Usdaw is also disappointed that youth rates continue and the union renews their call for an end to rip-off pay for young workers. From 1 April 2024 the National Living Wage for workers 21 years and over will be £11.44 and the National Minimum Wage for those aged 18 to 20 goes to £8.60.

Paddy Lillis, Usdaw general secretary, said: “The chancellor is deluded when he claims that this increase fulfils their manifesto pledge to end low pay for those on the National Living Wage. The real living wage, which takes into account the cost of living, remains over 50p more per hour and better reflects the pay workers need.

“We provided the Low Pay Commission with evidence of why we need a new deal for workers, which includes at least £12 per hour now, as a step toward £15, and an end to unjust rip-off youth rates. While we welcome a pay rise for the lowest paid and the lowering of the age that the adult rate applies, today’s uprating shows that the Government has missed the opportunity to provide the help workers need to get through the biggest cost of living crisis in a generation.

“Going to work should mean a decent standard of living for all workers, not least young workers.

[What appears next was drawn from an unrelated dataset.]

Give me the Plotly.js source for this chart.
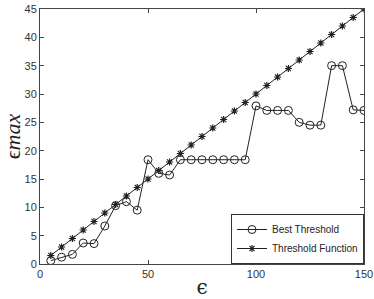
<!DOCTYPE html>
<html><head><meta charset="utf-8">
<script src="https://cdn.plot.ly/plotly-3.0.1.min.js"></script>
<style>html,body{margin:0;padding:0;background:#fff}#c{width:374px;height:299px}</style>
</head><body><div id="c"></div>
<script>
const eps = [5,10,15,20,25,30,35,40,45,50,55,60,65,70,75,80,85,90,95,100,105,110,115,120,125,130,135,140,145,150];
const bestThreshold = [0.6,1.2,1.7,3.7,3.6,6.7,10.3,11.0,9.5,18.4,16.0,15.7,18.4,18.4,18.4,18.4,18.4,18.4,18.4,27.9,27.1,27.1,27.1,25.0,24.5,24.5,35.0,35.0,27.2,27.1];
const thresholdFunction = [1.5,3,4.5,6,7.5,9,10.5,12,13.5,15,16.5,18,19.5,21,22.5,24,25.5,27,28.5,30,31.5,33,34.5,36,37.5,39,40.5,42,43.5,45];
const xTicks = [0,50,100,150];
const yTicks = [0,5,10,15,20,25,30,35,40,45];

const traces = [
  {x: eps, y: bestThreshold, name: 'Best Threshold', mode: 'lines+markers',
   line: {color: '#222', width: 1},
   marker: {symbol: 'circle-open', size: 8, color: '#222', line: {width: 1}}},
  {x: eps, y: thresholdFunction, name: 'Threshold Function', mode: 'lines+markers',
   line: {color: '#222', width: 1},
   marker: {symbol: 'asterisk-open', size: 6, color: '#222', line: {width: 1.2}}}
];
const axisCommon = {showgrid: false, zeroline: false, showline: true, mirror: 'ticks',
  linecolor: '#444', linewidth: 1, ticks: 'inside', ticklen: 4, tickcolor: '#444',
  tickfont: {family: 'Liberation Sans, Arial, sans-serif', size: 11, color: '#333'}};
const layout = {
  width: 374, height: 299,
  margin: {l: 40, r: 10, t: 9, b: 35},
  paper_bgcolor: '#fff', plot_bgcolor: '#fff',
  showlegend: true,
  legend: {x: 1, y: 0, xanchor: 'right', yanchor: 'bottom', bordercolor: '#333', borderwidth: 1,
    bgcolor: '#fff', font: {family: 'Liberation Sans, Arial, sans-serif', size: 10, color: '#222'},
    tracegroupgap: 0, itemwidth: 30},
  xaxis: Object.assign({}, axisCommon, {range: [0,150], tickvals: xTicks, ticktext: xTicks.map(String),
    title: {text: 'ϵ', standoff: 0, font: {family: 'DejaVu Serif, serif', size: 20, color: '#222'}}}),
  yaxis: Object.assign({}, axisCommon, {range: [0,45], tickvals: yTicks, ticktext: yTicks.map(String),
    title: {text: 'ϵ<i>max</i>', standoff: 2, font: {family: 'Liberation Serif, serif', size: 22, color: '#222'}}})
};
Plotly.newPlot('c', traces, layout, {displayModeBar: false, staticPlot: true});
</script></body></html>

They are more likely to be paid less than older colleagues, even when doing the same job. They also often work hours that are not guaranteed in their contract, so they really need fairer and better pay. It is deeply disappointing that minimum wage rates continue to discriminate by age for under 21s.

“I’m afraid today’s uprating shows that the government is not doing what workers need in the face of the cost of living crisis. They have simply failed to understand the scale of the challenge faced by millions of workers across the country. That is in stark contrast to the commitment made by Labour to deliver a new deal when they get into government.”

The Federation of Independent Retailers (the Fed) said the latest increase in the national minimum wage will be damaging to many small stores.

National President Muntazir Dipoti warned that the extra cost could be the tipping point for stores that are already struggling to stay in business in the current economic climate.

He said: “As responsible employers, we want to pay our staff a fair wage for a fair day’s work. However, it should be borne in mind that many small shops are also struggling to cope with soaring costs.

“Unfortunately, there are hours in the day when some retailers do not generate an income of £11.44.”